How are Dynasty Trusts taxed?

Upon funding, contributions use lifetime gift and GST exemptions. Subsequent appreciation within the trust can avoid estate taxes. Ongoing income tax is paid by the trust or grantor, depending on the structure, with the potential for state tax savings based on situs.

Who should consider a Dynasty Trust?

Individuals with significant assets seeking to benefit future generations, especially business owners or those with estates potentially subject to transfer taxes. Those with less complex needs may not find it as suitable.

What assets are suitable for a Dynasty Trust?

Cash, marketable securities, interests in business entities, and life insurance are common. Real estate and closely held business shares may also be included with specific planning.

How are distributions controlled?

Most Dynasty Trusts follow the HEMS (Health, Education, Maintenance, Support) standard, combined with trustee discretion.

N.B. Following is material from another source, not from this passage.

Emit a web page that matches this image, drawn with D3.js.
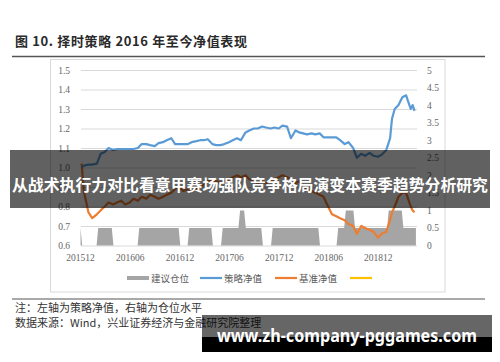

Some use incentive provisions for specific family objectives.

Can a Dynasty Trust be changed or ended?

Adaptability can be achieved using trust protectors, decanting, or limited powers of appointment. Significant changes may require court approval, depending on state law and trust terms.

What are common pitfalls in Dynasty Trust planning?

Frequent mistakes include failing to allocate GST exemption, funding with illiquid or inappropriate assets, using template documents without customization, or lacking sufficient ongoing administration.


Conclusion

Dynasty Trusts are an advanced estate planning option in jurisdictions where perpetuity laws accommodate multi-generational trusts. By combining tax-efficient strategies, protective legal structures, and robust governance, families may sustain their wealth for future generations. The effective use of Dynasty Trusts relies on careful planning, appropriate jurisdiction selection, specialized fiduciary oversight, and ongoing administration. With informed professional support and a disciplined process, a Dynasty Trust can serve as a meaningful component of enduring family stewardship.